Is There a Right Way to Study for the TExES?

There may not be just one right way to study, but there are some universal tips that do work! In February 2017, three researchers published a study of 118 articles that researched the effects of practice testing. Their research focused on the way different factors affected the impact of practice tests. The article “Rethinking the use of tests: A Meta-Analysis of Practice Testing” shows three main results:

  1. Use many short practice sessions and take some time between them. Don’t cram for days. Doing this allows your long-term memory to store information.
  2. Taking one full-length practice test worked better than taking two or more full-length tests if the tests were taken in a short time frame. Again, extend the time between practice tests.
  3. One full-length practice test taken between 1 and 6 days before the final test had the most impact. So save one of the tests for this time period. Make sure you have more than one practice test available.

Remember that you are not the only one to take high-stakes tests. Once you have used these techniques, you can pass them on to the students in your own classroom!

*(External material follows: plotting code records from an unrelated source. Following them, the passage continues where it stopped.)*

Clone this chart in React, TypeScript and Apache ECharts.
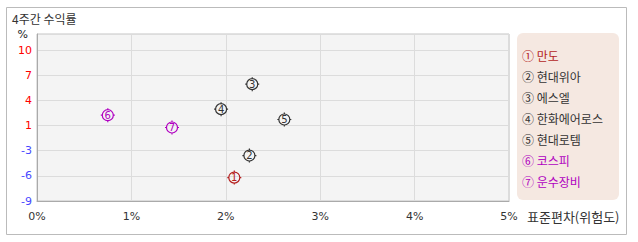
import React, { useEffect, useRef } from "react";
import * as echarts from "echarts";

const names = ["만도", "현대위아", "에스엘", "한화에어로스", "현대로템", "코스피", "운수장비"];
const marks = ["①", "②", "③", "④", "⑤", "⑥", "⑦"];
const digits = ["1", "2", "3", "4", "5", "6", "7"];
const risk = [2.09, 2.25, 2.28, 1.95, 2.62, 0.75, 1.43];
const returns = [-6.05, -3.28, 5.71, 2.56, 1.26, 1.8, 0.25];
const colors = ["#b41e1e", "#333333", "#333333", "#333333", "#333333", "#b000c0", "#b000c0"];
const yMin = -9;
const yTop = 10;
const ySteps = 6;
const yMax = 12.02;
const xTicks = [0, 1, 2, 3, 4, 5];

const FONT = "'Noto Sans CJK KR', 'DejaVu Sans', sans-serif";
const MARK_PATH =
  "path://M7,1.5 A5.5,5.5 0 1 1 7,12.5 A5.5,5.5 0 1 1 7,1.5 Z M7,0 L7,1.5 M7,12.5 L7,14 M0,7 L1.5,7 M12.5,7 L14,7";

export default function App() {
  const ref = useRef<HTMLDivElement>(null);
  useEffect(() => {
    if (!ref.current) return;
    const chart = echarts.init(ref.current, null, { renderer: "svg" });
    const yInterval = (yTop - yMin) / ySteps;
    const series = names.map((n, i) => ({
      type: "scatter",
      name: marks[i] + n,
      data: [[risk[i], returns[i]]],
      symbol: MARK_PATH,
      symbolSize: 14,
      itemStyle: { color: "rgba(0,0,0,0)", borderColor: colors[i], borderWidth: 1.2, opacity: 1 },
      label: {
        show: true,
        position: "inside",
        formatter: digits[i],
        color: colors[i],
        fontSize: 10,
        fontFamily: "'DejaVu Sans', sans-serif",
      },
      emphasis: { disabled: true },
    }));
    chart.setOption({
      animation: false,
      textStyle: { fontFamily: FONT },
      title: {
        text: "4주간 수익률",
        left: 12,
        top: 12,
        padding: 0,
        textStyle: { fontSize: 12, fontWeight: "normal", color: "#333", fontFamily: FONT },
      },
      graphic: [
        {
          type: "rect",
          shape: { x: 6.5, y: 7.5, width: 620, height: 227 },
          style: { fill: "none", stroke: "#bbbbbb", lineWidth: 1 },
          z: -10,
        },
        {
          type: "rect",
          shape: { x: 517, y: 33, width: 102, height: 167, r: 6 },
          style: { fill: "#f5e8e1" },
          z: -5,
        },
      ],
      legend: {
        orient: "vertical",
        left: 517,
        top: 48,
        padding: 0,
        icon: "none",
        itemWidth: 0,
        itemHeight: 14,
        itemGap: 8.1,
        selectedMode: false,
        formatter: (name: string) => name.slice(0, 1) + " " + name.slice(1),
        textStyle: { fontSize: 12, fontFamily: FONT },
        data: names.map((n, i) => ({
          name: marks[i] + n,
          textStyle: { color: colors[i], fontSize: 12, fontFamily: FONT },
        })),
      },
      grid: {
        left: 37,
        top: 34,
        right: 129,
        bottom: 41,
        show: true,
        backgroundColor: "#f4f4f4",
        borderColor: "#c4c4c4",
        borderWidth: 1,
      },
      xAxis: {
        type: "value",
        min: xTicks[0],
        max: xTicks[xTicks.length - 1],
        interval: 1,
        name: "표준편차(위험도)",
        nameLocation: "end",
        nameGap: 18,
        nameTextStyle: {
          fontSize: 13,
          color: "#333",
          fontFamily: FONT,
          verticalAlign: "top",
          padding: [9, 0, 0, 0],
        },
        axisLine: { show: true, onZero: false, lineStyle: { color: "#aaaaaa" } },
        axisTick: { show: false },
        splitLine: { show: true, lineStyle: { color: "#dcdcdc" } },
        axisLabel: {
          margin: 10,
          fontSize: 11,
          color: "#333",
          fontFamily: "'DejaVu Sans', sans-serif",
          formatter: (v: number) => `${Math.round(v)}%`,
        },
      },
      yAxis: {
        type: "value",
        min: yMin,
        max: yMax,
        interval: yInterval,
        axisLine: { show: true, onZero: false, lineStyle: { color: "#aaaaaa" } },
        axisTick: { show: false },
        splitLine: { show: true, lineStyle: { color: "#dcdcdc" } },
        axisLabel: {
          margin: 5,
          fontSize: 11,
          showMaxLabel: true,
          showMinLabel: true,
          fontFamily: "'DejaVu Sans', sans-serif",
          formatter: (v: number) => {
            if (v > yTop + 0.5) return "{k|%}";
            const r = Math.round(v + 1e-9);
            return v > 0 ? `{r|${r}}` : `{b|${r}}`;
          },
          rich: {
            k: { color: "#222", fontSize: 11, padding: [0, 4, 0, 0] },
            r: { color: "#ff0000", fontSize: 11 },
            b: { color: "#4848ff", fontSize: 11 },
          },
        },
      },
      series,
    });
    return () => chart.dispose();
  }, []);
  return (
    <div
      ref={ref}
      style={{ position: "absolute", left: 0, top: 0, width: 638, height: 242, background: "#fff" }}
    />
  );
}
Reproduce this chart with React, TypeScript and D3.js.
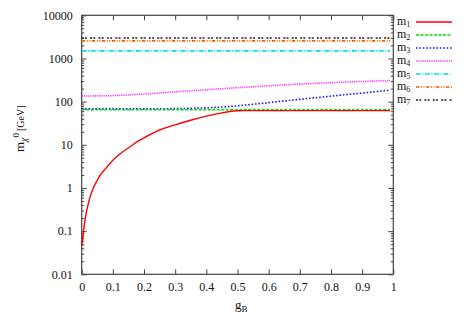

  • Use an alarm to become familiar with the time it takes you to process and answer questions;
  • Set aside 20-40 minute chunks of time to focus on your work. No cell phones or other distractions (Bucknell Teaching and Learning Practices);
  • As you take the test, place a star by the questions that take a longer time. Later, find what those questions have in common. Was it the material you did not know or was it the wording or phrasing that confused you? Understanding the problem can help you study smarter!
  • After each session, take a 5-10 minute break to stretch, snack, or check your cell at that time.
  • Analyze the answers, even if you chose the correct answer: look for patterns in questions and answers to find the words, phrases, or types of questions that “trick” you. Dig deeper to find out why you chose the right and wrong answers for the questions!
Is It Worth the Time and Energy to Prepare?

The answer depends on how eager you are to teach and how wealthy you are.

Remember that if you fail, you must wait 45 days to retake that test. It’s not hard to do the math: 1 ½ months of waiting to take it again.

Remember also that each test costs $58 or $115.

Prepare now to savor the moment you earn your teaching licensure the first time!